To lose the story is to lose the destiny. To restore the story is to restore the destiny.
Josiah did not merely remove idols — he replaced them with holy rhythm and collective memory.
“Lo, children are an heritage of the Lord.” — Psalm 127:3 (David’s words, fulfilled in Josiah’s generation)
For one shining moment, the nation breathes like Eden again — pure, united, grateful, and governed by God’s beauty.
Josiah restored worship, purified the land, rebuilt national memory, and humbled a kingdom before God. Yet his reign ends in a sudden, sorrowful mystery.
“Nevertheless Josiah would not turn his face from him… and he hearkened not unto the words of Necho from the mouth of God.” — 2 Chronicles 35:22
The scene:
Egypt’s Pharaoh Necho marches north to fight Babylon.

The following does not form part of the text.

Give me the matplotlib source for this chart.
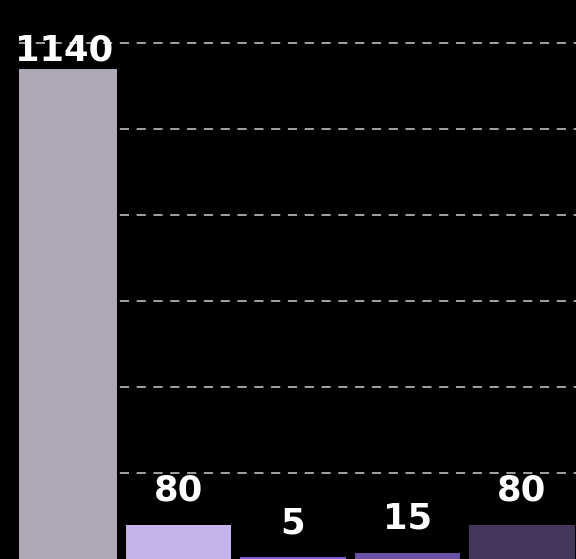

Josiah intervenes — though the battle is not his.
Necho warns him: “This war is not against you. God told me to hurry. Do not oppose Him.”
Josiah — zealous, brave, pure of heart — moves anyway, disguises himself, and enters battle. He is struck by archers and carried dying to Jerusalem.
“And all Judah and Jerusalem mourned for Josiah.” — 2 Chronicles 35:24
Why? Why is a righteous king taken early? Why does zeal meet an arrow?
Scripture gives whispers, not shouts:
Josiah fought the wrong war at the wrong time — a saint in the wrong assignment.
God had already spoken to him earlier:
“You shall be gathered to your grave in peace…” — 2 Kings 22:20
Meaning: Josiah would not see the coming judgment on Judah. His early death was also protection — a hidden mercy.
The nation mourned as it had not mourned in centuries. Jeremiah wrote laments for him (2 Chr 35:25). His life becomes the last bright flame before exile.
What Josiah teaches:
Josiah lived as a king who bent the nation back toward Eden. His death reminds us: even lions of righteousness must listen for the Shepherd’s voice.